## YOUR TASK
Quote the data below in full, minus the images.
- - - - -
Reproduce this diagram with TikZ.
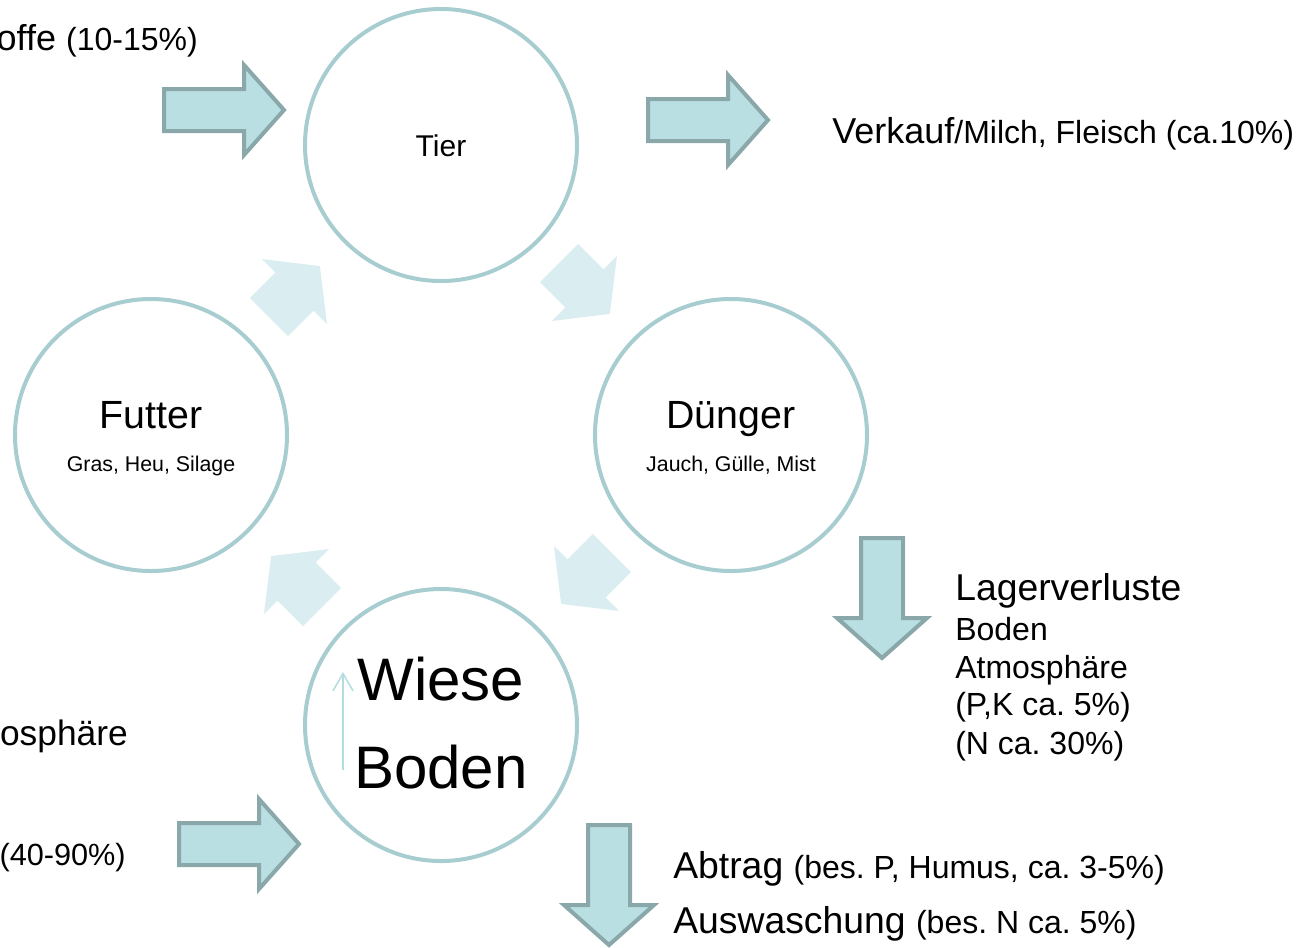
\documentclass[tikz,border=0pt]{standalone}
\usepackage{fontspec}
\setmainfont{Liberation Sans}
\usetikzlibrary{arrows.meta}
\frenchspacing
\definecolor{ringline}{HTML}{A7CDD0}
\definecolor{flowfill}{HTML}{B9DFE2}
\definecolor{flowline}{HTML}{8AA7A9}
\definecolor{cyclefill}{HTML}{DAEDF0}
\definecolor{thinline}{HTML}{B2DCDF}
\newcommand{\subsize}{\fontsize{24}{28}\selectfont}
\tikzset{
  ring/.style={circle, draw=ringline, line width=3pt, minimum size=204pt, inner sep=0pt},
  bigflow/.style={fill=flowfill, draw=flowline, line width=3pt},
  softflow/.style={fill=cyclefill},
  flowarrow/.pic={\path[bigflow] (0,-21) -- (80,-21) -- (80,-45) -- (120,0) -- (80,45) -- (80,21) -- (0,21) -- cycle;},
  cyclearrow/.pic={\path[softflow] (0,-27) -- (36,-27) -- (36,-46) -- (72,0) -- (36,46) -- (36,27) -- (0,27) -- cycle;},
  label/.style={inner sep=0pt, font=\fontsize{27}{32}\selectfont},
  sublabel/.style={inner sep=0pt, font=\subsize},
  title/.style={inner sep=0pt, font=\fontsize{29.5}{34}\selectfont, anchor=base},
  note/.style={inner sep=0pt, font=\fontsize{16}{19}\selectfont, anchor=base}
}
\begin{document}
\begin{tikzpicture}[x=0.75pt, y=-0.75pt]
  \useasboundingbox (0,0) rectangle (1308,947);
  \node[ring] (tier) at (441,145) {};
  \node[ring] (futter) at (151,435) {};
  \node[ring] (duenger) at (731,435) {};
  \node[ring] (wiese) at (441,725) {};
  \node[inner sep=0pt, anchor=base, font=\fontsize{22.5}{27}\selectfont] (tierlabel) at (441,156) {Tier};
  \node[title] (futterlabel) at (151,428) {Futter};
  \node[note] (futternote) at (151,471) {Gras, Heu, Silage};
  \node[title] (duengerlabel) at (731,428) {Dünger};
  \node[note] (duengernote) at (731,471) {Jauch, Gülle, Mist};
  \node[inner sep=0pt, anchor=base, font=\fontsize{45}{54}\selectfont] (wieselabel) at (441,700) {Wiese};
  \node[inner sep=0pt, anchor=base, font=\fontsize{45}{54}\selectfont] (bodenlabel) at (441,788) {Boden};
  \coordinate (stembottom) at (343,770);
  \coordinate (stemtop) at (343,672);
  \draw[thinline, line width=1.1pt, -{Straight Barb[length=13pt, width=15pt]}] (stembottom) -- (stemtop);
  \pic[rotate=45] at (269,317) {cyclearrow};
  \pic[rotate=-45] at (559,263) {cyclearrow};
  \pic[rotate=-135] at (612,553) {cyclearrow};
  \pic[rotate=135] at (322,607) {cyclearrow};
  \pic at (164,110) {flowarrow};
  \pic at (648,120) {flowarrow};
  \pic[rotate=-90] at (882,538) {flowarrow};
  \pic[rotate=-90] at (609,825) {flowarrow};
  \pic at (179,844) {flowarrow};
  \node[label, anchor=base east] (zukauf) at (198,50) {offe {\subsize(10-15\%)}};
  \node[label, anchor=base west] (verkauf) at (832,143) {Verkauf{\subsize/Milch, Fleisch (ca.10\%)}};
  \node[label, anchor=base west, font=\fontsize{28}{33}\selectfont] (lager) at (955,600) {Lagerverluste};
  \node[sublabel, anchor=base west] (lagerboden) at (955,640) {Boden};
  \node[sublabel, anchor=base west] (lageratmo) at (955,678) {Atmosphäre};
  \node[sublabel, anchor=base west] (lagerpk) at (955,715) {(P,K ca. 5\%)};
  \node[sublabel, anchor=base west] (lagern) at (955,754) {(N ca. 30\%)};
  \node[label, anchor=base east, font=\fontsize{26.5}{31}\selectfont] (eintragatmo) at (128,745) {osphäre};
  \node[sublabel, anchor=base east, font=\fontsize{23}{27}\selectfont] (eintrag) at (126,865) {(40-90\%)};
  \node[label, anchor=base west, font=\fontsize{28}{33}\selectfont] (abtrag) at (673,878) {Abtrag {\subsize(bes. P, Humus, ca. 3-5\%)}};
  \node[label, anchor=base west, font=\fontsize{28}{33}\selectfont] (auswaschung) at (673,933) {Auswaschung {\subsize(bes. N ca. 5\%)}};
\end{tikzpicture}
\end{document}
- - - - -
## THE SOLUTION
Reproduce this diagram with TikZ.
\documentclass[tikz,border=0pt]{standalone}
\usepackage{fontspec}
\setmainfont{Liberation Sans}
\usetikzlibrary{arrows.meta}
\frenchspacing
\definecolor{ringline}{HTML}{A7CDD0}
\definecolor{flowfill}{HTML}{B9DFE2}
\definecolor{flowline}{HTML}{8AA7A9}
\definecolor{cyclefill}{HTML}{DAEDF0}
\definecolor{thinline}{HTML}{B2DCDF}
\newcommand{\subsize}{\fontsize{24}{28}\selectfont}
\tikzset{
  ring/.style={circle, draw=ringline, line width=3pt, minimum size=204pt, inner sep=0pt},
  bigflow/.style={fill=flowfill, draw=flowline, line width=3pt},
  softflow/.style={fill=cyclefill},
  flowarrow/.pic={\path[bigflow] (0,-21) -- (80,-21) -- (80,-45) -- (120,0) -- (80,45) -- (80,21) -- (0,21) -- cycle;},
  cyclearrow/.pic={\path[softflow] (0,-27) -- (36,-27) -- (36,-46) -- (72,0) -- (36,46) -- (36,27) -- (0,27) -- cycle;},
  label/.style={inner sep=0pt, font=\fontsize{27}{32}\selectfont},
  sublabel/.style={inner sep=0pt, font=\subsize},
  title/.style={inner sep=0pt, font=\fontsize{29.5}{34}\selectfont, anchor=base},
  note/.style={inner sep=0pt, font=\fontsize{16}{19}\selectfont, anchor=base}
}
\begin{document}
\begin{tikzpicture}[x=0.75pt, y=-0.75pt]
  \useasboundingbox (0,0) rectangle (1308,947);
  \node[ring] (tier) at (441,145) {};
  \node[ring] (futter) at (151,435) {};
  \node[ring] (duenger) at (731,435) {};
  \node[ring] (wiese) at (441,725) {};
  \node[inner sep=0pt, anchor=base, font=\fontsize{22.5}{27}\selectfont] (tierlabel) at (441,156) {Tier};
  \node[title] (futterlabel) at (151,428) {Futter};
  \node[note] (futternote) at (151,471) {Gras, Heu, Silage};
  \node[title] (duengerlabel) at (731,428) {Dünger};
  \node[note] (duengernote) at (731,471) {Jauch, Gülle, Mist};
  \node[inner sep=0pt, anchor=base, font=\fontsize{45}{54}\selectfont] (wieselabel) at (441,700) {Wiese};
  \node[inner sep=0pt, anchor=base, font=\fontsize{45}{54}\selectfont] (bodenlabel) at (441,788) {Boden};
  \coordinate (stembottom) at (343,770);
  \coordinate (stemtop) at (343,672);
  \draw[thinline, line width=1.1pt, -{Straight Barb[length=13pt, width=15pt]}] (stembottom) -- (stemtop);
  \pic[rotate=45] at (269,317) {cyclearrow};
  \pic[rotate=-45] at (559,263) {cyclearrow};
  \pic[rotate=-135] at (612,553) {cyclearrow};
  \pic[rotate=135] at (322,607) {cyclearrow};
  \pic at (164,110) {flowarrow};
  \pic at (648,120) {flowarrow};
  \pic[rotate=-90] at (882,538) {flowarrow};
  \pic[rotate=-90] at (609,825) {flowarrow};
  \pic at (179,844) {flowarrow};
  \node[label, anchor=base east] (zukauf) at (198,50) {offe {\subsize(10-15\%)}};
  \node[label, anchor=base west] (verkauf) at (832,143) {Verkauf{\subsize/Milch, Fleisch (ca.10\%)}};
  \node[label, anchor=base west, font=\fontsize{28}{33}\selectfont] (lager) at (955,600) {Lagerverluste};
  \node[sublabel, anchor=base west] (lagerboden) at (955,640) {Boden};
  \node[sublabel, anchor=base west] (lageratmo) at (955,678) {Atmosphäre};
  \node[sublabel, anchor=base west] (lagerpk) at (955,715) {(P,K ca. 5\%)};
  \node[sublabel, anchor=base west] (lagern) at (955,754) {(N ca. 30\%)};
  \node[label, anchor=base east, font=\fontsize{26.5}{31}\selectfont] (eintragatmo) at (128,745) {osphäre};
  \node[sublabel, anchor=base east, font=\fontsize{23}{27}\selectfont] (eintrag) at (126,865) {(40-90\%)};
  \node[label, anchor=base west, font=\fontsize{28}{33}\selectfont] (abtrag) at (673,878) {Abtrag {\subsize(bes. P, Humus, ca. 3-5\%)}};
  \node[label, anchor=base west, font=\fontsize{28}{33}\selectfont] (auswaschung) at (673,933) {Auswaschung {\subsize(bes. N ca. 5\%)}};
\end{tikzpicture}
\end{document}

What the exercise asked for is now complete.